- EXERCISE PROMPT -
Quote verbatim the span of lines that begins the listing below and closes with the line containing "-- (axis cs:847,55);".

- PROVIDED MATERIAL -
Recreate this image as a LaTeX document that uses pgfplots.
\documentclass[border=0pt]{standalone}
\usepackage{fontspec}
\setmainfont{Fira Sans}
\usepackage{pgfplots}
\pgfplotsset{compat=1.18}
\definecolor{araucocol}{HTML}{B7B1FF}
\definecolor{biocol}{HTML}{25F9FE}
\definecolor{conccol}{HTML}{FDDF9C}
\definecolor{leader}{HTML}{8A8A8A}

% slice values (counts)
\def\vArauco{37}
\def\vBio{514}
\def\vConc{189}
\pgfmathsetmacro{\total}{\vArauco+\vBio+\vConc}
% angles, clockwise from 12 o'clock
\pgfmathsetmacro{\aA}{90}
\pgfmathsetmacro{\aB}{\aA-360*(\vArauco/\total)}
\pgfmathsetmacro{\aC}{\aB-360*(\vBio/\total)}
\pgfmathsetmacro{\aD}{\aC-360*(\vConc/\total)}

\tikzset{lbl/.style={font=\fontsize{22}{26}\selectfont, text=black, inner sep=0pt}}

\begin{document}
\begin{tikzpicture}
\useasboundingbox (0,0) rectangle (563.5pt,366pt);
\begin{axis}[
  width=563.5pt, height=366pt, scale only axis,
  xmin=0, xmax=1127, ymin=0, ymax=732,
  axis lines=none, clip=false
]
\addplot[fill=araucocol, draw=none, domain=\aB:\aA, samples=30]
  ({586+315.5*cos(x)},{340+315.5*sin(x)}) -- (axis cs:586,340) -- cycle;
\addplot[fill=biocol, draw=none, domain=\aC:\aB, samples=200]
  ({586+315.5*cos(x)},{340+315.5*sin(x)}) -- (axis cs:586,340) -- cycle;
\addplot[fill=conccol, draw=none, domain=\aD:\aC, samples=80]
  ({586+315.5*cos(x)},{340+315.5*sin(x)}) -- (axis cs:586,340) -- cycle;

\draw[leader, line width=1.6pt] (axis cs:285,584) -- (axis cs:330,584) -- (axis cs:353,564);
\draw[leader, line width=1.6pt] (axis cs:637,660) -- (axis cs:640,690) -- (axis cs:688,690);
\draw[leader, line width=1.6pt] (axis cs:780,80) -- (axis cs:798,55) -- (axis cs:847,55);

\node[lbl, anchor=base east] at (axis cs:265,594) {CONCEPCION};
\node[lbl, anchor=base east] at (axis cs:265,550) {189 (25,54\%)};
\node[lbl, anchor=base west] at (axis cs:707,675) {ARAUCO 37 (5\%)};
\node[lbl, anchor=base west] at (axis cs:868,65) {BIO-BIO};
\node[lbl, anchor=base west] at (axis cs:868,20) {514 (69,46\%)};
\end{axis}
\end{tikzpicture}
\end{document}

- COMPLETE RESPONSE -
Recreate this image as a LaTeX document that uses pgfplots.
\documentclass[border=0pt]{standalone}
\usepackage{fontspec}
\setmainfont{Fira Sans}
\usepackage{pgfplots}
\pgfplotsset{compat=1.18}
\definecolor{araucocol}{HTML}{B7B1FF}
\definecolor{biocol}{HTML}{25F9FE}
\definecolor{conccol}{HTML}{FDDF9C}
\definecolor{leader}{HTML}{8A8A8A}

% slice values (counts)
\def\vArauco{37}
\def\vBio{514}
\def\vConc{189}
\pgfmathsetmacro{\total}{\vArauco+\vBio+\vConc}
% angles, clockwise from 12 o'clock
\pgfmathsetmacro{\aA}{90}
\pgfmathsetmacro{\aB}{\aA-360*(\vArauco/\total)}
\pgfmathsetmacro{\aC}{\aB-360*(\vBio/\total)}
\pgfmathsetmacro{\aD}{\aC-360*(\vConc/\total)}

\tikzset{lbl/.style={font=\fontsize{22}{26}\selectfont, text=black, inner sep=0pt}}

\begin{document}
\begin{tikzpicture}
\useasboundingbox (0,0) rectangle (563.5pt,366pt);
\begin{axis}[
  width=563.5pt, height=366pt, scale only axis,
  xmin=0, xmax=1127, ymin=0, ymax=732,
  axis lines=none, clip=false
]
\addplot[fill=araucocol, draw=none, domain=\aB:\aA, samples=30]
  ({586+315.5*cos(x)},{340+315.5*sin(x)}) -- (axis cs:586,340) -- cycle;
\addplot[fill=biocol, draw=none, domain=\aC:\aB, samples=200]
  ({586+315.5*cos(x)},{340+315.5*sin(x)}) -- (axis cs:586,340) -- cycle;
\addplot[fill=conccol, draw=none, domain=\aD:\aC, samples=80]
  ({586+315.5*cos(x)},{340+315.5*sin(x)}) -- (axis cs:586,340) -- cycle;

\draw[leader, line width=1.6pt] (axis cs:285,584) -- (axis cs:330,584) -- (axis cs:353,564);
\draw[leader, line width=1.6pt] (axis cs:637,660) -- (axis cs:640,690) -- (axis cs:688,690);
\draw[leader, line width=1.6pt] (axis cs:780,80) -- (axis cs:798,55) -- (axis cs:847,55);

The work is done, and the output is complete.